À quelques jours d’une votation sur le futur du nucléaire en Suisse, cette visite a le mérite d’éclairer d’une façon crue les conséquences concrètes d’un accident nucléaire. Ceci dit, le nucléaire en Suisse nous permet de répondre à 40% de nos besoins en électricité. Remplacer cette manne par des moyens alternatifs, non polluants et qui nous permettront de rester indépendants, c’est un défi qui, à mon avis, ne semble pas près d’être rempli par des “yaka” et “faucon”. Il suffit de voir comment les projets d’éoliennes et panneaux solaires se développent… Au mieux, ils sont ridicules au niveau de la puissance délivrée, au pire, les projets sont bloqués pendant des dizaines d’années.
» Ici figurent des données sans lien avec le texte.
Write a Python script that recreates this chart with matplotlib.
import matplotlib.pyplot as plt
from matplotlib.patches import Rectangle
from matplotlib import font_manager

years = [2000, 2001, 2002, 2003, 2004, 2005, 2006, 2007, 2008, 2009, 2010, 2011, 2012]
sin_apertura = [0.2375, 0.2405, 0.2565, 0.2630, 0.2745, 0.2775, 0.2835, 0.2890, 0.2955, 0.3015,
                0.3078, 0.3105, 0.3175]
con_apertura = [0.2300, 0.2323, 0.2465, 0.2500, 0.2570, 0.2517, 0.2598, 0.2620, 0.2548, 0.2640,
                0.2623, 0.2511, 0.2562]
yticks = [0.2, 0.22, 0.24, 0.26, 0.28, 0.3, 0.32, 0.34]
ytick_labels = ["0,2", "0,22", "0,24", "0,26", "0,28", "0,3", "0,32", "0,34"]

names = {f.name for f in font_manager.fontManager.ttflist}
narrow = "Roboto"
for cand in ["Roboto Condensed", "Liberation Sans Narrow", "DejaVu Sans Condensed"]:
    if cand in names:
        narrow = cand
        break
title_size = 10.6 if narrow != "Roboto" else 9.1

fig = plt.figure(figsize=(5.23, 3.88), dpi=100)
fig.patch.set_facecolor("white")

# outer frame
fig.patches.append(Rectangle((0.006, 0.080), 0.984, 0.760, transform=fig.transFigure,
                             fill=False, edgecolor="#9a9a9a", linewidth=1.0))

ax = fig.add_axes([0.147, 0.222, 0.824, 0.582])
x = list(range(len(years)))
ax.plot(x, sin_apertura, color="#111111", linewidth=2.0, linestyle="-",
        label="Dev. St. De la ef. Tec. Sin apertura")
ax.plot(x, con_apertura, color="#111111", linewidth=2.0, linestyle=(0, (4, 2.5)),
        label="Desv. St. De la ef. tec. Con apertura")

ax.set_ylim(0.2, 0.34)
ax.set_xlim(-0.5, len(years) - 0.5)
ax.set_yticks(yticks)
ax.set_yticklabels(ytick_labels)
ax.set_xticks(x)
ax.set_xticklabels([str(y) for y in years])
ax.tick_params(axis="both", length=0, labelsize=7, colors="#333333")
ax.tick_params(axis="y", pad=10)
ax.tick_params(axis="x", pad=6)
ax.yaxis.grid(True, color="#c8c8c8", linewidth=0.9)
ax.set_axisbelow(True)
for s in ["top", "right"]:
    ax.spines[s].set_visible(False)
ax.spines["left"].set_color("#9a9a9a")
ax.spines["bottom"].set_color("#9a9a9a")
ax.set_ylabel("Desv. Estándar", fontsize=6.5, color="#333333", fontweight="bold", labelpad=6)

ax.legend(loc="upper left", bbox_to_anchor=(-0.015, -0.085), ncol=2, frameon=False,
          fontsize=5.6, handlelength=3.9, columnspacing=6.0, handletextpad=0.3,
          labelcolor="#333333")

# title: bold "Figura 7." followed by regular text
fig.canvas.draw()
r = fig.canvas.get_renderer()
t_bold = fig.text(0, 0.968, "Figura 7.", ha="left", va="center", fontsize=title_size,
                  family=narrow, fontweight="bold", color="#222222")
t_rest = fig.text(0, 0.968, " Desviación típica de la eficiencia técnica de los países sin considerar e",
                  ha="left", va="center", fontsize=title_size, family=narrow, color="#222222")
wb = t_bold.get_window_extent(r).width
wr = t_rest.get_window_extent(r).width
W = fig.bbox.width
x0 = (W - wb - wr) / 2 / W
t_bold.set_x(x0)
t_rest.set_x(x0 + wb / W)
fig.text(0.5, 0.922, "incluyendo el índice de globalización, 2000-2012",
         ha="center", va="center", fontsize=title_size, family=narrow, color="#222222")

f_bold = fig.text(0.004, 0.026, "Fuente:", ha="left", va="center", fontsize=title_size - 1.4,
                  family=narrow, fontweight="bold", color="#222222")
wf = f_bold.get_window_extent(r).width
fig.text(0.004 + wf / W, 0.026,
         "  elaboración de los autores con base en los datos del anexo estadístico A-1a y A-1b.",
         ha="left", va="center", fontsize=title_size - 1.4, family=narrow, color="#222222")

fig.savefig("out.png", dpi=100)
Cela n’enlève rien au fond de ma visite car, par bien des aspects, cette journée fut riche en émotions. Pripiat est le parfait exemple d’une ville évacuée suite à une catastrophe et qui est restée livrée à elle-même. La nature reprend ses droits malgré une radioactivité bien présente et les animaux comme des chevaux (sauvages), des sangliers, etc. n’hésitent pas emprunter les axes routiers pour se déplacer, tant la forêt a gagné en densité au fil des ans. D’ailleurs, la végétation gagne la ville et le stade de foot offre des gradins sur une forêt haute de plus de 15 mètres.

Il y a d’autres sites de ce genre dans le monde mais aucun n’est aussi récent, hormis, peut-être, certains sites au Japon dans la zone de Fukushima.

Je recommande pleinement une immersion.